I'll assume we are working over a real Banach space; the complex case is similar.
Suppose $x_1, \dots, x_{R+1} \in X$. We will show that $Tx_1, \dots, Tx_{R+1}$ are linearly dependent.
For each $n$, the rank of $T_n$ is $R$, and so $T_n x_1, \dots, T_n x_{R+1}$ are linearly dependent. Thus there are coefficients $a_{n,1}, \dots, a_{n,R+1} \in \mathbb{R}$, not all zero, such that $\sum_{i=1}^{R+1} a_{n,i} T_n x_i = 0$. By rescaling, we may assume that $\sum_{i=1}^{R+1} |a_{n,i}|^2 = 1$, i.e. $(a_{n,1}, \dots, a_{n,R+1})$ lies in the unit sphere $S^R$ of $\mathbb{R}^{R+1}$. Now $S^R$ is compact, so we can extract a subsequence $(a_{n_k, 1}, \dots, a_{n_k, R+1})$ converging to some $(a_1, \dots, a_{R+1}) \in S$. In particular, for each $i$ we have $a_{n_k, i} \to a_i$, and the $a_i$ are not all zero. But since $T_{n_k} \to T$ uniformly, we have $\sum_{i=1}^{R+1} a_i T x_i = \lim_{k \to \infty} \sum_{i=1}^{R+1} a_{n_k, i} T_{n_k} x_i = 0. \quad (\ast)$
Note it was sufficient that $\operatorname{rank}(T_n) \le R$ for all but finitely many $n$, so we have in fact shown that rank is lower semicontinuous with respect to the uniform topology on $\mathcal{B}(X)$.

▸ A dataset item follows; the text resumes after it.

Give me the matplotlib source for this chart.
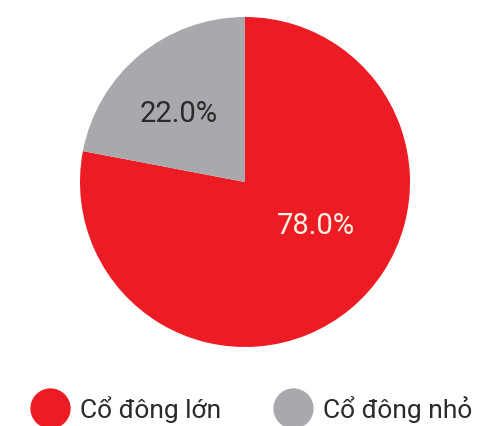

The same argument goes through if $T_n \to T$ in the strong operator topology (SOT), or even the weak operator topology (WOT, intepreting the limit in (*) as a weak limit in $X$). We could also replace the sequences with nets to get the strongest statement: rank is WOT-lower semicontinuous on $\mathcal{B}(X)$.